• What you need to do:
The lines from the beginning of the records below through the one holding "b2 = ax.bar(x" are to be copied exactly; leave the pictures out.

• Listed records:
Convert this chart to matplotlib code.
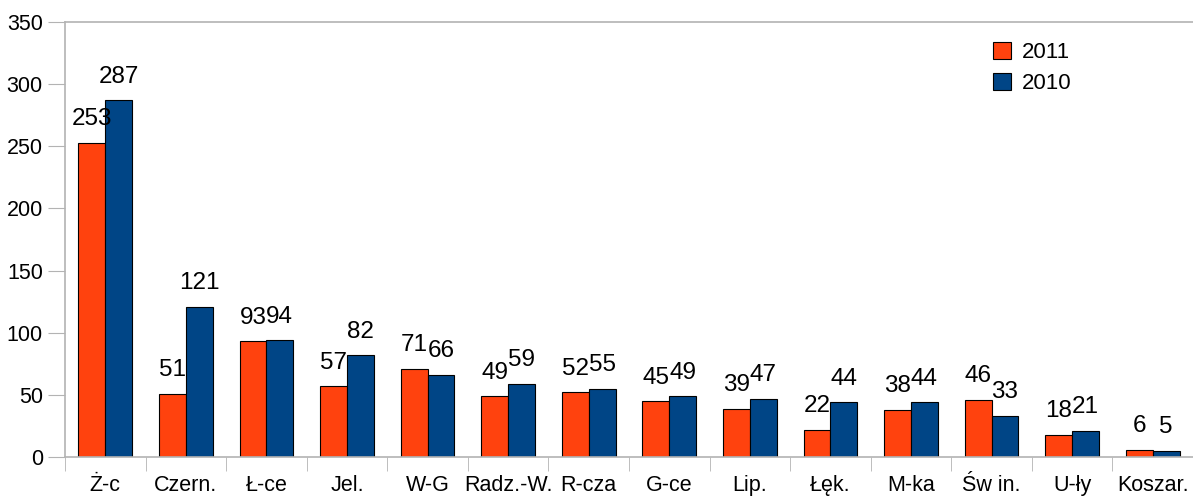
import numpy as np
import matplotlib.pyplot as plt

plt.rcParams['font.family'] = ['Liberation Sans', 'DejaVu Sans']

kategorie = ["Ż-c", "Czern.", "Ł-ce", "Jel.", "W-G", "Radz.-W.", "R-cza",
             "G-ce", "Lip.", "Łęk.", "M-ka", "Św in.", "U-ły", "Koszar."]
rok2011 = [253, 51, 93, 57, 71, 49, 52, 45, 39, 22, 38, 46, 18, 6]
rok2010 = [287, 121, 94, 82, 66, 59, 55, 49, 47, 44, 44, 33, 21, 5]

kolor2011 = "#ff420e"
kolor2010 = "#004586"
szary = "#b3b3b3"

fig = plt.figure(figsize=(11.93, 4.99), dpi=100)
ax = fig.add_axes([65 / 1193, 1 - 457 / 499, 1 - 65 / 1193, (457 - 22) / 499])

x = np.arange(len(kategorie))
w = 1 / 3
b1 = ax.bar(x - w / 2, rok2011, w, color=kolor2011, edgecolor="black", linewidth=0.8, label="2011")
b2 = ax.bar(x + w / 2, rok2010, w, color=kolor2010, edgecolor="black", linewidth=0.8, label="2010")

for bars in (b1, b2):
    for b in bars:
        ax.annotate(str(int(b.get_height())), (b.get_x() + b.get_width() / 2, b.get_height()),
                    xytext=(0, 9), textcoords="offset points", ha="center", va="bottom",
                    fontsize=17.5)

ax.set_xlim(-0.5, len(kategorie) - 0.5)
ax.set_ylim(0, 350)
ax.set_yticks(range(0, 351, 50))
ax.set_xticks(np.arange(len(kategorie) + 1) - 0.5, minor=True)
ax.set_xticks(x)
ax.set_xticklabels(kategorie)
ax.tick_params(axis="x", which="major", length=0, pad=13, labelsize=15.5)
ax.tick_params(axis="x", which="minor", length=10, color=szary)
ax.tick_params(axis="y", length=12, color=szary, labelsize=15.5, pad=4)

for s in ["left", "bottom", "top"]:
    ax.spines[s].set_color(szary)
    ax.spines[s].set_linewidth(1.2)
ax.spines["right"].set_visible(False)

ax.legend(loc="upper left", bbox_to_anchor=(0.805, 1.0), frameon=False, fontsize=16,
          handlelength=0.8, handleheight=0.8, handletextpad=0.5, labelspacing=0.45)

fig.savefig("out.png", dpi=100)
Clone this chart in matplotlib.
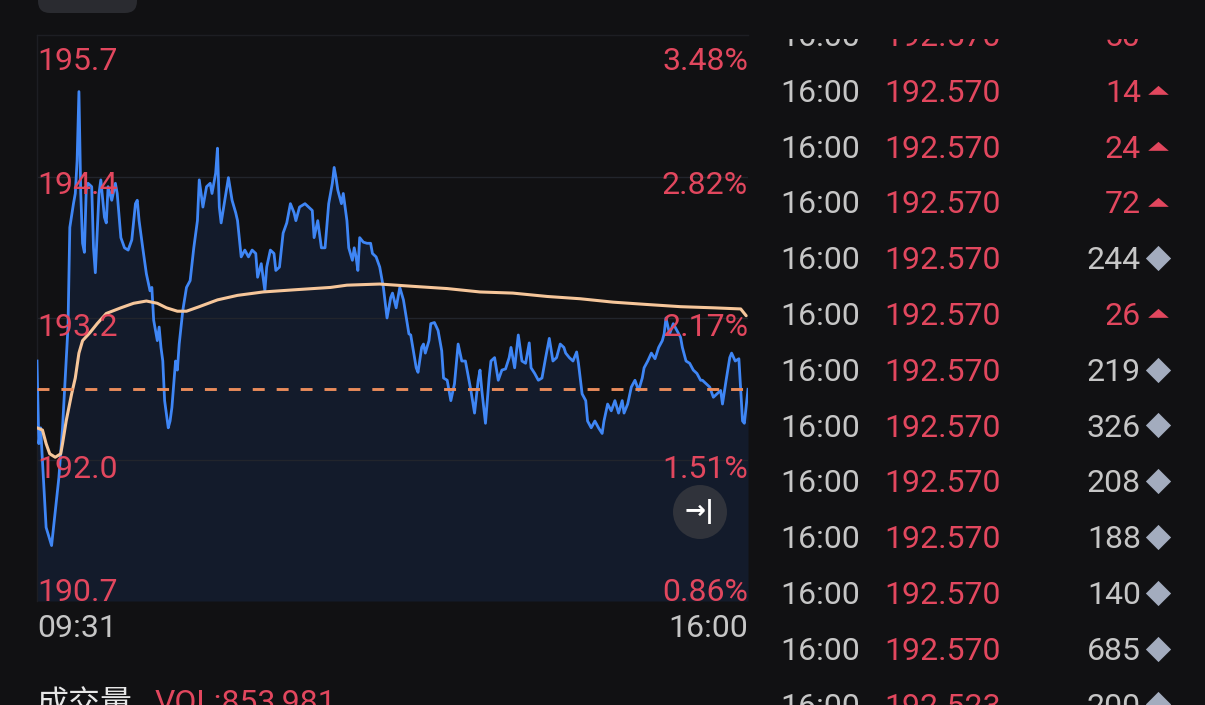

• Completed exercise:
Convert this chart to matplotlib code.
import numpy as np
import matplotlib.pyplot as plt

plt.rcParams['font.family'] = ['Liberation Sans', 'DejaVu Sans']

kategorie = ["Ż-c", "Czern.", "Ł-ce", "Jel.", "W-G", "Radz.-W.", "R-cza",
             "G-ce", "Lip.", "Łęk.", "M-ka", "Św in.", "U-ły", "Koszar."]
rok2011 = [253, 51, 93, 57, 71, 49, 52, 45, 39, 22, 38, 46, 18, 6]
rok2010 = [287, 121, 94, 82, 66, 59, 55, 49, 47, 44, 44, 33, 21, 5]

kolor2011 = "#ff420e"
kolor2010 = "#004586"
szary = "#b3b3b3"

fig = plt.figure(figsize=(11.93, 4.99), dpi=100)
ax = fig.add_axes([65 / 1193, 1 - 457 / 499, 1 - 65 / 1193, (457 - 22) / 499])

x = np.arange(len(kategorie))
w = 1 / 3
b1 = ax.bar(x - w / 2, rok2011, w, color=kolor2011, edgecolor="black", linewidth=0.8, label="2011")
b2 = ax.bar(x + w / 2, rok2010, w, color=kolor2010, edgecolor="black", linewidth=0.8, label="2010")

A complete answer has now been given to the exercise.